There are three layers to skill: Apprentice, Journeyman (or Professional) and Master. In programming, the master craftsmen separate into designers and architects, See McBreen's book on Software Craftsmanship.
Basic Level of Competence -- Journeyman
Can you write code? Does it compile? [Seriously, if you have trouble getting things to compile, you're not very professional.]
Can you write unit tests for that code? [If you don't have or use unit testing tools, you're not really very professional.]
Does the code work when you're done writing? [If you have debugging problems, or there are details that never seem to work right, you need someone to oversee your work; you're an apprentice, not a professional.]
Does it meet minimum quality standards? If you posted it here would you be ignored because it was acceptable? Would you be upvoted because it was actually good?
Does it look like open source projects in the same language?
Do you know what are in the libraries that come with your language?
Can you find things in the library documentation?

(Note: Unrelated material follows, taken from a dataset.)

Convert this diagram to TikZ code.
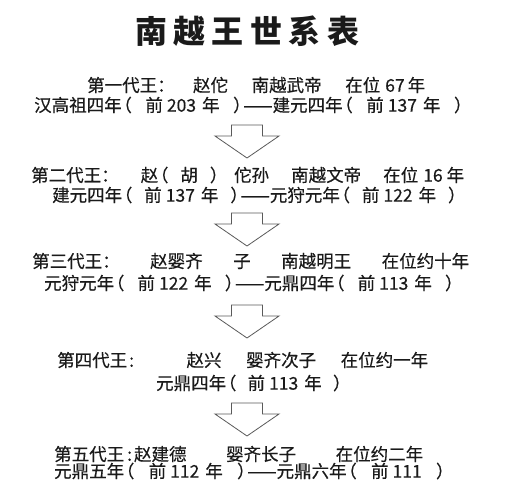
\documentclass[tikz,border=0pt]{standalone}
\usepackage{fontspec}
\setmainfont{Noto Sans CJK SC}
\newfontfamily\rowfont{Noto Sans CJK SC}[FakeBold=0.35]
\definecolor{ink}{HTML}{1A1A1A}
\definecolor{edge}{HTML}{5A5A5A}

\tikzset{
  row/.style={anchor=west, inner sep=0pt, text=ink, font=\fontsize{17.5}{20}\rowfont},
  hollow/.style={draw=edge, line width=0.8pt, fill=white, line join=miter},
}
% строка, растянутая до заданной ширины
\newcommand{\fitline}[2]{\makebox[#1pt][s]{#2}}
% скобки без лишнего поля снаружи
\newcommand{\lp}{\kern-0.42em（}
\newcommand{\rp}{）\kern-0.42em}
% год до н.э.
\newcommand{\yr}[1]{前\hspace{4pt}#1\hspace{6pt}年}
% полая стрелка вниз от точки #1
\newcommand{\blockarrow}[1]{%
  \draw[hollow] (#1) ++(-15.5,0) -- ++(31,0) -- ++(0,11) -- ++(16.5,0)
    -- ++(-32,22) -- ++(-32,-22) -- ++(16.5,0) -- cycle;}

\begin{document}
\begin{tikzpicture}[x=1pt, y=-1pt]

    % рамка картинки
    \clip (0,0) rectangle (506,480);
    \fill[white] (0,0) rectangle (506,480);

    % Заголовок
    \node[inner sep=0pt, text=ink, font=\fontsize{32}{36}\selectfont\bfseries] (title) at (247,31)
        {\fitline{224}{南 越 王 世 系 表}};

    % Первый ван
    \node[row] (w1a) at (87,85) {\fitline{338}{第一代王：\kern-0.3em{} 赵佗 南越武帝 在位\hspace{5pt}67\hspace{3pt}年}};
    \node[row] (w1b) at (34,105) {\fitline{430}{汉高祖四年\lp{} \yr{203} \rp——建元四年\lp{} \yr{137} \rp}};

    % Второй ван
    \node[row] (w2a) at (31,175) {\fitline{433}{第二代王： 赵\lp\hspace{12pt}胡\hspace{12pt}\rp\hspace{14pt}佗孙 南越文帝 在位\hspace{5pt}16\hspace{4pt}年}};
    \node[row] (w2b) at (52,195) {\fitline{406}{建元四年\lp{} \yr{137} \rp——元狩元年\lp{} \yr{122} \rp}};

    % Третий ван
    \node[row] (w3a) at (32,261) {\fitline{437}{第三代王： 赵婴齐 子 南越明王 在位约十年}};
    \node[row] (w3b) at (44,283) {\fitline{411}{元狩元年\lp{} \yr{122} \rp——元鼎四年\lp{} \yr{113} \rp}};

    % Четвёртый ван
    \node[row] (w4a) at (57,360) {\fitline{371}{第四代王\hspace{2pt}:\hspace{6pt} 赵兴 婴齐次子 在位约一年}};
    \node[row] (w4b) at (156,383) {\fitline{187}{元鼎四年\lp{} \yr{113} \rp}};

    % Пятый ван
    \node[row] (w5a) at (54,454) {\fitline{369}{第五代王\hspace{3pt}:\hspace{2pt}赵建德 婴齐长子 在位约二年}};
    \node[row] (w5b) at (54,471) {\fitline{392}{元鼎五年\lp{} \yr{112} \rp——元鼎六年\lp{} 前\hspace{4pt}111 \rp}};

    % Стрелки между поколениями
    \coordinate (a1) at (247,125);
    \coordinate (a2) at (247,213);
    \coordinate (a3) at (247,305);
    \coordinate (a4) at (247,403);
    \blockarrow{a1}
    \blockarrow{a2}
    \blockarrow{a3}
    \blockarrow{a4}

\end{tikzpicture}
\end{document}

[None of this involves trivia or obscure language features. This is basic, core skills at building stuff that works.]
If you purport to be a web developer, can you build and install into a the web server and show that it actually works?
If you purport to be a desktop developer, can you build something that someone else can install and run and see that it actually works?
The next level of skill is being a master craftsman and designing for journeymen. You need to know more because you have to do the above things without personally typing the code, but guiding others to typing the code you imagined.
The next level of skill is architecting so that journeyman can become master craftsmen by creating designs for apprentices to implement. Here you need to imaging how people will create designs from your architecture.